India
New Internationalist, Jan-Feb, 2001
The India kaleidoscope has charmed the world for centuries. A flick of the wrist conjures up startlingly contrasting images. Maharajahs and millionaires. Snake-charmers and poor farmers. Beauty queens and burnt brides. A population explosion juxtaposed with high child and maternal mortality. BMWs and bullock carts.
Indians leapt for joy when Bill Gates dubbed India an IT superpower. And for the 250 million who make up the middle class, India is definitely the place to be. But while the new millennium was ushered in with champagne and caviar by the rich and famous in Delhi and Mumbai, the poor continued to die of cold in winter, heatstroke in summer, and of hunger, drought and floods in India's most vulnerable states -- Bihar, Madhya Pradesh, Rajasthan, Uttar Pradesh and Orissa.

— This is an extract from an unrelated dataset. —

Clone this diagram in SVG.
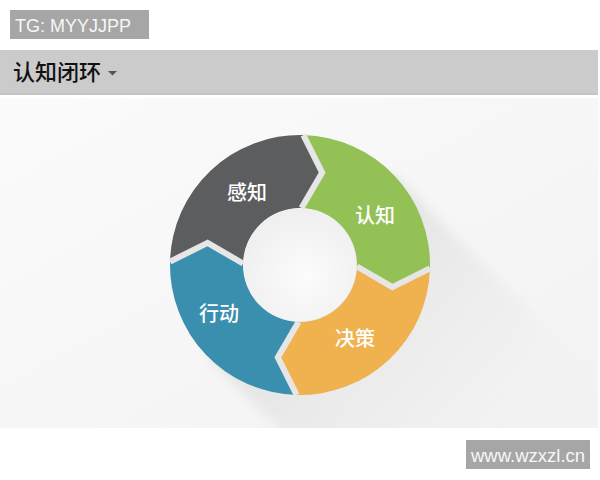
<svg xmlns="http://www.w3.org/2000/svg" width="600" height="480" viewBox="0 0 600 480">
  <defs>
    <style>
      .tag { fill: #a6a6a6; }
      .tagtxt { font-family: "Liberation Sans", Arial, sans-serif; font-size: 18px; fill: #f7f7f7; }
      .title { font-family: "Noto Sans CJK SC", "Noto Sans", sans-serif; font-size: 22px; font-weight: 500; fill: #111111; }
      .lbl { font-family: "Noto Sans CJK SC", "Noto Sans", sans-serif; font-size: 20px; font-weight: 500; fill: #ffffff; text-anchor: middle; }
      .sep { fill: none; stroke: #e6e6e6; stroke-width: 6; stroke-linejoin: miter; }
    </style>
    <linearGradient id="panelGrad" x1="0" y1="0" x2="1" y2="1">
      <stop offset="0" stop-color="#fbfbfb"/>
      <stop offset="1" stop-color="#f2f2f2"/>
    </linearGradient>
    <linearGradient id="shadowGrad" gradientUnits="userSpaceOnUse" x1="300" y1="265" x2="500" y2="465">
      <stop offset="0" stop-color="#d2d2d2" stop-opacity="0.6"/>
      <stop offset="0.6" stop-color="#dedede" stop-opacity="0.25"/>
      <stop offset="1" stop-color="#e8e8e8" stop-opacity="0"/>
    </linearGradient>
    <radialGradient id="holeGrad" cx="0.55" cy="0.6" r="0.6">
      <stop offset="0" stop-color="#fcfcfc"/>
      <stop offset="1" stop-color="#efefef"/>
    </radialGradient>
    <filter id="blur" x="-20%" y="-20%" width="140%" height="140%">
      <feGaussianBlur stdDeviation="6"/>
    </filter>
    <clipPath id="panelClip">
      <rect x="0" y="98" width="598" height="330"/>
    </clipPath>
  </defs>

  <rect x="0" y="0" width="600" height="480" fill="#ffffff"/>

  <!-- tag top -->
  <g id="tag-tg">
    <rect class="tag" x="10" y="10" width="139" height="29"/>
    <text class="tagtxt" x="15" y="32">TG: MYYJJPP</text>
  </g>

  <!-- header bar -->
  <g id="header">
    <rect x="0" y="50" width="598" height="44" fill="#cbcbcb"/>
    <rect x="0" y="93" width="598" height="2" fill="#c4c4c4"/>
    <text class="title" x="13" y="80">认知闭环</text>
    <polygon points="108,71 117,71 112.5,75.5" fill="#555555"/>
  </g>

  <!-- panel -->
  <rect x="0" y="98" width="598" height="330" fill="url(#panelGrad)"/>

  <!-- long shadow -->
  <g clip-path="url(#panelClip)">
    <path d="M392,173 L592,373 L408,557 L208,357 Z" fill="url(#shadowGrad)" filter="url(#blur)"/>
  </g>

  <!-- ring segments -->
  <g id="node-ganzhi">
    <path d="M170.04,261.60 A130,130 0 0 1 303.40,135.04 L322.18,172.63 L301.49,208.02 A57,57 0 0 0 243.02,263.51 L207.63,242.82 Z" fill="#5c5d5f"/>
    <text class="lbl" x="247" y="200">感知</text>
  </g>
  <g id="node-renzhi">
    <path d="M303.40,135.04 A130,130 0 0 1 429.96,268.40 L392.37,287.18 L356.98,266.49 A57,57 0 0 0 301.49,208.02 L322.18,172.63 Z" fill="#93c156"/>
    <text class="lbl" x="375" y="223">认知</text>
  </g>
  <g id="node-juece">
    <path d="M429.96,268.40 A130,130 0 0 1 296.60,394.96 L277.82,357.37 L298.51,321.98 A57,57 0 0 0 356.98,266.49 L392.37,287.18 Z" fill="#efb24f"/>
    <text class="lbl" x="355" y="346">决策</text>
  </g>
  <g id="node-xingdong">
    <path d="M296.60,394.96 A130,130 0 0 1 170.04,261.60 L207.63,242.82 L243.02,263.51 A57,57 0 0 0 298.51,321.98 L277.82,357.37 Z" fill="#3b8fae"/>
    <text class="lbl" x="219" y="321">行动</text>
  </g>

  <!-- hole -->
  <circle cx="300" cy="265" r="56.5" fill="url(#holeGrad)"/>

  <!-- separators -->
  <g id="connectors">
    <polyline class="sep" points="303.40,135.04 322.18,172.63 301.49,208.02"/>
    <polyline class="sep" points="429.96,268.40 392.37,287.18 356.98,266.49"/>
    <polyline class="sep" points="296.60,394.96 277.82,357.37 298.51,321.98"/>
    <polyline class="sep" points="170.04,261.60 207.63,242.82 243.02,263.51"/>
  </g>

  <!-- tag bottom -->
  <g id="tag-site">
    <rect class="tag" x="466" y="440" width="124" height="29"/>
    <text class="tagtxt" x="471" y="462" style="font-size:18.5px">www.wzxzl.cn</text>
  </g>
</svg>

In the Nilgiri hills where I live, tea plantation workers have declared a ban on celebrations of Diwali (a major local festival). God knows, they haven't much to celebrate with anyway. Tea prices have crashed, leading to the closure of tea factories and record unemployment. The poor are not buying even the subsidized rice in government shops because they can't afford it. The poorest 20 per cent are eating less basic staple food; we are not talking here of luxuries. Meanwhile in Bangalore, just 250 kilometres away, there are price wars enticing the rich to buy Pepsi, Coke, pizzas and burgers.
India has signed the WTO agreement. We are flooded with foreign apples while apple growers in the state of Himachal Pradesh are being wiped out. It is suicide season, quite literally, for farmers all over India who are in absolute despair. Paradoxically, though the last decade saw India become self-sufficient in food grains, this decade has seen a slide in food production. In order to earn dollars to please the IMF and World Bank, we are switching to cash crops, despite the warnings of food-security analysts. I have seen tomatoes rotting in Andhra Pradesh fields because the prices crashed. I have seen silkworm and teak plantations subsidized by the World Bank. But I never see rice.
The contrasts abound. India houses nearly half of the world's malnourished children -- 47 per cent to be precise. And every third low-birth-weight baby belongs to us. Yet many educated, urban people celebrated May 1999 as a coming of age when India publicly and proudly went nuclear with the Pokhran blast.
India has more women professionals than any other country in the world. Since t947, there have been more women in politics in India than in the US or Britain. Yet we still have brides burnt to death because of unpaid dowry demands, female infanticides and the aborting of girl babies. In most parts of the country women live in utterly feudal conditions.
The rise of a fundamentalist Hindu party has led to regular attacks on minorities and the frightening emergence of strident anti-Muslim and anti-Christian rhetoric from a group which openly states that it takes Adolf Hitler as its role model. There are, however, an encouraging number of Hindus fighting to retain secularism.
The negative overshadows the positive. But the last decade has definitely brought a sea change in people's awareness about human rights. India now has well-organized groups of human-rights activists fighting for the rights of dalits (`untouchables'), adivasis (indigenous people), women, children and the poor. And the press has contributed to the greater awareness of human-rights issues, despite the wretched new Murdoch-like formats.
India's hope lies in its people who through centuries of oppression have shown the most amazing resilience. The movement for independence (achieved in 1947) bred a spirit of resistance which periodically surfaces, with astounding results. And against all odds, I believe Indians will win through again. Marl Marcel Thekaekara
AT A GLANCE
Leader: Prime Minister Atal Bihari Vajpayee.
Economy: GNP per capita $370 (Pakistan $500, Britain $20,870). Monetary unit: Rupee.
Main exports: Gems & jewellery (15%), engineering goods (15%). India is the twelfth largest industrial power in the world, with its own nuclear industry, arms industry and even its own space satellites. But it also has half a million villages and 63% of the labour force dependent on agriculture. India has been self-sufficient in food for the last two decades.
People: 998.1 million (1999 figure, though India passed the one-billion mark during 2000). People per sq km: 299 (Britain 238).
Health: Infant mortality 69 per 1,000 live births (Pakistan 95, Britain 6). AIDS is a rising concern.
Environment: The key issue is the damming of the Narmada River, which is being resisted by campaigners all over the world. Large mammals are endangered, especially the tiger.
Culture: Ethnically diverse but the majority descends from the Aryan peoples who developed the Vedic civilization. Dravidian people predominate in the south.
Languages: Hindi is the official and most widely spoken language; Punjabi is official second language and English third. Of the myriad others Bengali, Gujarati and Oriya are widely used in the north; Tamil, Telegu and Kannada in the south. Religion: Hindu 83%, Muslim 11%, Sikh 2%.